To let your chili rest before serving, remove it from the hot burner, put the lid on your pot, and leave the dish undisturbed for at least 5 to 10 minutes. When that time is up, remove the lid and look inside. If you see oil or grease that has accumulated on the surface of the chili, now is the time to skim it off. This will help your chili taste smoother and less greasy. When that's done, give the chili a couple of final good stirs, and then grab your ladle and bowls.

12. Too many toppings

Finally, and perhaps most importantly, remember that a bowl of chili doesn't have to look like a plate of nachos in order to taste great. Sure, you can add many of the same toppings — tortilla chips, sour cream, cheese, fresh diced peppers or tomatoes, olives, and more — but you don't have to use them all. When we make the mistake of adding too many toppings to our chili, we lose a lot of what makes the dish so special: that smoky, earthy burn of the chili powder itself, the umami richness of the meat, the tang of the tomatoes, and the firm, nutty almost sweet taste you get from beautifully cooked beans.

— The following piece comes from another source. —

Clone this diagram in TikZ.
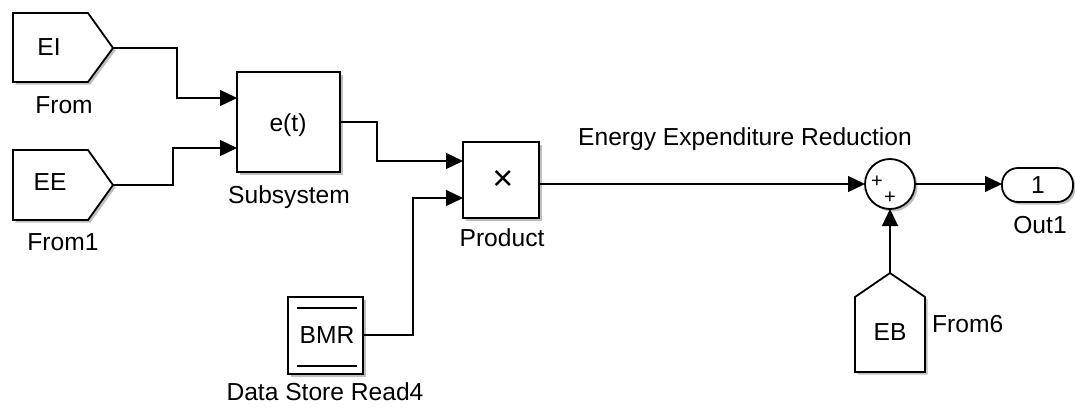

To avoid loading up on too many varied and diverse toppings, pick a theme or flavor profile for inspiration, like "garden freshness" or "Southwest," and then stick to only foods with those flavor profiles. Try to select no more than three to four different types of toppings in total — perhaps one that's creamy or that contains dairy (like your favorite grated cheese or tangy Greek yogurt), something fresh (like diced avocado or green onions), something salty (crumbled crackers or corn chips, for example), or something that packs some heat (hot sauce or jalapeno peppers are both great options). That way, you're adding a variety of different flavors to your chili, but you aren't using foods that compete or that cancel each other out. This is the key to keeping your chili tasting balanced and still enjoying all of its inherent natural goodness. Now, dig in!